Poneos de acuerdo, por favor, le rogaba José Sacristán a Carmen Calvo el otro día. Imposible, porque lo de Pedro y Pablo no es teatro. No es un reality show de rencores de mentirijilla. Es odio. Un odio tan puro como necio y tan necio como peligroso. Porque tendrá que volver a pasar muchas veces el cometa Halley para que se repitan las condiciones tan favorables como las actuales para que se dé un gobierno progresista. Y Sánchez e Iglesias lo saben. Pero mola más jugarse España al paintball político mientras las derechas se frotan las manos con bondad blanca y taimada, y los empresarios se relamen si se repiten —y parece que así será— las elecciones.

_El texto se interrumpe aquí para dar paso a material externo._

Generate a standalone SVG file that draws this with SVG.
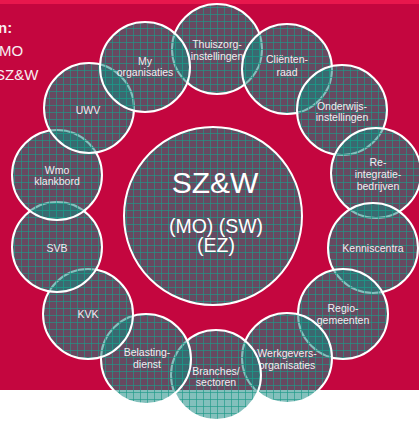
<svg xmlns="http://www.w3.org/2000/svg" width="419" height="421" viewBox="0 0 419 421">
<style>
.lbl{font-family:"Liberation Sans",Arial,sans-serif;font-size:10.5px;fill:#f1ecf1;text-anchor:middle}
.big{font-family:"Liberation Sans",Arial,sans-serif;fill:#ffffff;text-anchor:middle}
.side{font-family:"Liberation Sans",Arial,sans-serif;font-size:15px;fill:#f6eef1}
.node circle{fill:url(#grid);stroke:#ffffff;stroke-width:2}
</style>
<defs>
<pattern id="grid" patternUnits="userSpaceOnUse" width="7" height="7">
<rect width="7" height="7" fill="#12877f" fill-opacity="0.52"/>
<path d="M0 0.5H7M0.5 0V7" stroke="#1d9a88" stroke-opacity="0.65" stroke-width="1"/>
</pattern>
</defs>
<rect x="0" y="0" width="419" height="421" fill="#ffffff"/>
<rect x="0" y="0" width="419" height="390" fill="#c4063f"/>
<rect x="0" y="0" width="419" height="4" fill="#e8174d"/>
<g id="side-text">
<text class="side" x="-2" y="33" font-weight="bold">n:</text>
<text class="side" x="-1" y="56">MO</text>
<text class="side" x="-5" y="80">SZ&amp;W</text>
</g>
<g id="connectors"/>
<g id="center" class="node">
<circle cx="213" cy="216" r="89"/>
<text class="big" x="215" y="193" font-size="30">SZ&amp;W</text>
<text class="big" x="216" y="233" font-size="19.5">(MO) (SW)</text>
<text class="big" x="216" y="252" font-size="19.5">(EZ)</text>
</g>
<g id="thuiszorg" class="node"><circle cx="217" cy="49" r="45"/><text class="lbl" x="217" y="48">Thuiszorg-</text><text class="lbl" x="217" y="60">instellingen</text></g>
<g id="clienten" class="node"><circle cx="287" cy="69" r="45"/><text class="lbl" x="287" y="63">Cliënten-</text><text class="lbl" x="287" y="76">raad</text></g>
<g id="onderwijs" class="node"><circle cx="342" cy="110" r="45"/><text class="lbl" x="342" y="110">Onderwijs-</text><text class="lbl" x="342" y="121">instellingen</text></g>
<g id="reintegratie" class="node"><circle cx="376" cy="173" r="45"/><text class="lbl" x="378" y="166">Re-</text><text class="lbl" x="378" y="178">integratie-</text><text class="lbl" x="378" y="190">bedrijven</text></g>
<g id="kenniscentra" class="node"><circle cx="373" cy="248" r="45"/><text class="lbl" x="373" y="252">Kenniscentra</text></g>
<g id="regio" class="node"><circle cx="343" cy="314" r="45"/><text class="lbl" x="343" y="312">Regio-</text><text class="lbl" x="343" y="324">gemeenten</text></g>
<g id="werkgevers" class="node"><circle cx="287" cy="358" r="45"/><text class="lbl" x="287" y="357">Werkgevers-</text><text class="lbl" x="287" y="369">organisaties</text></g>
<g id="branches" class="node"><circle cx="216" cy="375" r="45"/><text class="lbl" x="216" y="375">Branches/</text><text class="lbl" x="216" y="386">sectoren</text></g>
<g id="belasting" class="node"><circle cx="146" cy="359" r="45"/><text class="lbl" x="147" y="356">Belasting-</text><text class="lbl" x="147" y="368">dienst</text></g>
<g id="kvk" class="node"><circle cx="88" cy="314" r="45"/><text class="lbl" x="88" y="318">KVK</text></g>
<g id="svb" class="node"><circle cx="57" cy="247" r="45"/><text class="lbl" x="57" y="252">SVB</text></g>
<g id="wmo" class="node"><circle cx="57" cy="175" r="45"/><text class="lbl" x="57" y="174">Wmo</text><text class="lbl" x="57" y="185">klankbord</text></g>
<g id="uwv" class="node"><circle cx="89" cy="108" r="45"/><text class="lbl" x="88" y="114">UWV</text></g>
<g id="myorg" class="node"><circle cx="145" cy="67" r="45"/><text class="lbl" x="145" y="65">My</text><text class="lbl" x="145" y="76">organisaties</text></g>
</svg>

Pero, hasta que esto ocurra, yo suprimiría inmediatamente los equipos negociadores, o como quieran llamarlos, y pondría a trabajar de verdad a Sánchez y a Iglesias, y por cada hora de desacuerdo les descontaría un par de miles de euros de vellón de las nóminas que les estamos pagando los españoles. Que ya estamos hartos, hombre, de sus testarudeces, de sus egolatrías de rock stars, de sus caprichitos de niños malcriados y moñas. Que coge cada uno su frase, su adverbio, su no es no, y le echa la tranca y siete vueltas de llave sin darse cuenta ya, extraviados en sus páramos de “mediocridad y delirio” (Hans Magnus Enzensberger), de que con los cerrojos el único que hace caja es el dueño de Fichet.

De modo que a Sánchez y a Iglesias los recluiría no en la capilla Sixtina como a los cardenales que han de elegir papa, porque estos dos capaces son de distraerse con tanta fastuosidad que honra a Dios, pero no a los pobres, sino en la humildísima casa de la Régula de Los santos inocentes. Y allí estarían, ganándose de verdad el pan, hasta que saliese por la chimenea de la novela una fumata blanca. Pero no. No ocurrirá así. Llegará el Juicio Final, el día de la ira, la nueva jornada de las elecciones, y estos dos seguirán matándose a garrotazos.